AI interprets telematics data in context, distinguishing risky driving from safe, defensive maneuvers. It can also predict the likelihood of a claim with precision beyond traditional actuarial methods.
By building its own policy management system and pricing model from scratch, Just Insure has achieved loss ratios more than 20 points better than the industry average. The system continuously refines its understanding of risk by analyzing billions of data points from time of day and road conditions to driving maneuvers and traffic density.
Data’s Leap Drives Responsible Actions
Underpinning the technology is a cause-and-effect: Smithson’s desire to tackle the inequities of traditional auto insurance pricing, help Americans take back control of their finances, and empower them on the road.
He explained: “Lower-income Americans often live in zip codes with higher premiums and have lower credit scores.
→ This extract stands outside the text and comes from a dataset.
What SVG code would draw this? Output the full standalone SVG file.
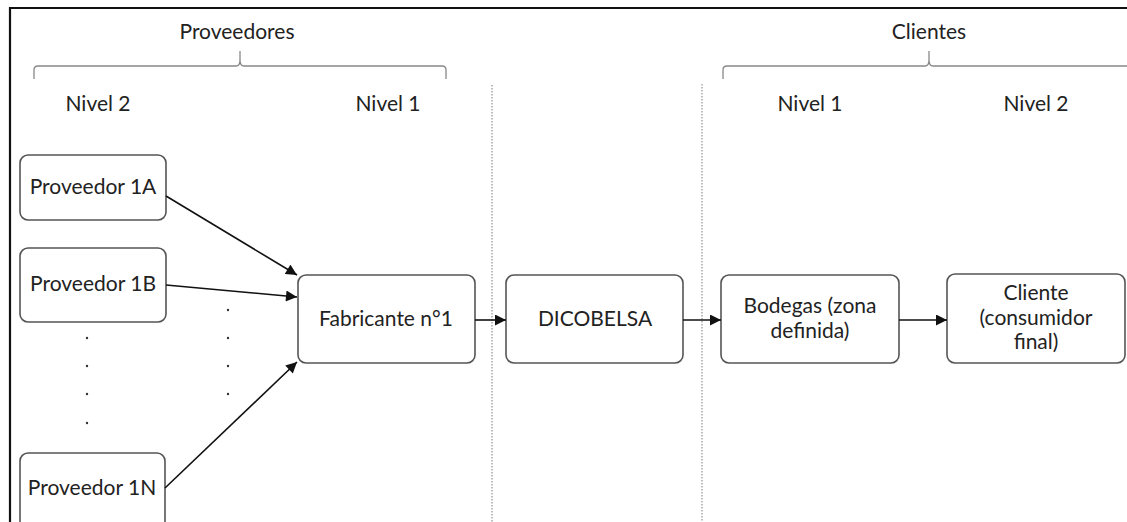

That means they pay sometimes two or three times more, even when they drive just as safely.
“A good driver in a low-income area shouldn’t pay double what a worse driver pays in a wealthier one.” In the U.S., auto insurance can consume a far larger share of income for poorer households, an aggravating factor as to why so many drivers are uninsured.
Smithson said: “Our technology allows our premiums to be personalized based on real driving behavior, not on their credit score, zip code, their education, or how much they earn.”
Once a customer has logged 3,000 miles of verified driving data, Just Insure even “fades” the impact of credit score to zero, effectively eliminating one of the biggest sources of pricing bias. Smithson commented: “Credit score and zip code are not bad measures of risk in general, but they create systematic unfairness. We’re able to identify and price risk as it changes, so safer drivers pay less.
“Yes, telematics makes insurance more equitable by turning it into something people can control, but it can also be a tool to promote safer roads. You can’t change your credit score or where you live overnight, but you can change your driving habits.
“Ultimately, AI makes our insurance fairer, faster, and more efficient, while giving drivers immediate feedback on how to save.”
Smithson assured that data privacy is fundamental to the company’s operations. “We’re transparent with customers about what data we collect and how it’s used, and we never sell or share it without consent. We anonymize and encrypt driving data so it can’t be traced back to individuals. If you want people to trust you with their data, you have to earn that trust every day.”
Route To Just Insure
Smithson’s road to insurance innovation has been a journey that has included studying philosophy at Cambridge, an early career in finance at Goldman Sachs, Arete Research, and THS Partners, before creating Genius Sports, which he sold for $280m in 2018.
He related that philosophy enabled him to think analytically and in the abstract by questioning and challenging assumptions and by stripping arguments down to their core logic.
Later, Smithson sought what he calls an “informational edge” by finding data signals that others overlooked. This fascination with information’s predictive powers led to Genius Sports. “What connects everything I’ve done is data: using information to make better, fairer decisions.
“Ultimately, what we can do with data is about replacing subjective judgment with objective evidence. I’ve always been drawn to businesses where you can take a messy human action, apply data science, and make it more transparent and efficient.”
Which is when Smithson turned his attentions to insurance, an industry he saw ripe for transformation. Like finance and sports betting, insurance revolves around risk assessment, yet it remains stuck in an outdated model.
He said: “When I realized how broken the incentives were, how much of an opportunity there is to move the needle, and how big the potential market is, I couldn’t resist. It’s an industry that directly affects people’s financial lives.
“If you can use technology to make it cheaper and fairer, you’re not just building a business, you’re giving people the right incentives to make smarter, safer driving decisions.”
Smithson leveraged the aggressiveness of U.S. startup culture with the U.K.’s more thoughtful approach. “I like combining the two: the boldness of American entrepreneurship with the analytical rigor of the British approach.”
The company’s structure reflects that ethos. Its modular technology allows small, agile teams to make rapid decisions measured in hours, not weeks. “As we scale, we’ll need more systems.”
Smithson concedes. “But we must never lose the speed that makes us effective. We’re not chasing vanity metrics but focus on the fundamentals such as low loss ratios, efficient capital use, and customer satisfaction.”
“Finance taught me to evaluate risk and make decisions under uncertainty. That experience has been invaluable as an entrepreneur. For me, entrepreneurship is really about understanding probability.”
Just Insure is now poised for even greater growth thanks to Gary Tolman, the company’s Chairman. A veteran of Esurance and Noblr, Tolman brings deep operational and regulatory experience while balancing Smithson’s startup speed.
Under this leadership, Just Insure aims to become America’s most profitable auto insurer in a $300 billion market. By pricing risk more accurately than competitors, the company can offer lower premiums to good drivers while maintaining strong profitability, Smithson added.
The company’s vision is to expand into new U.S. states, scale the Just Unlimited product, and achieve sustained profitability by early 2026. “If we can utilize data to make insurance both smarter and fairer, that’s not just good business, it’s progress,” he added.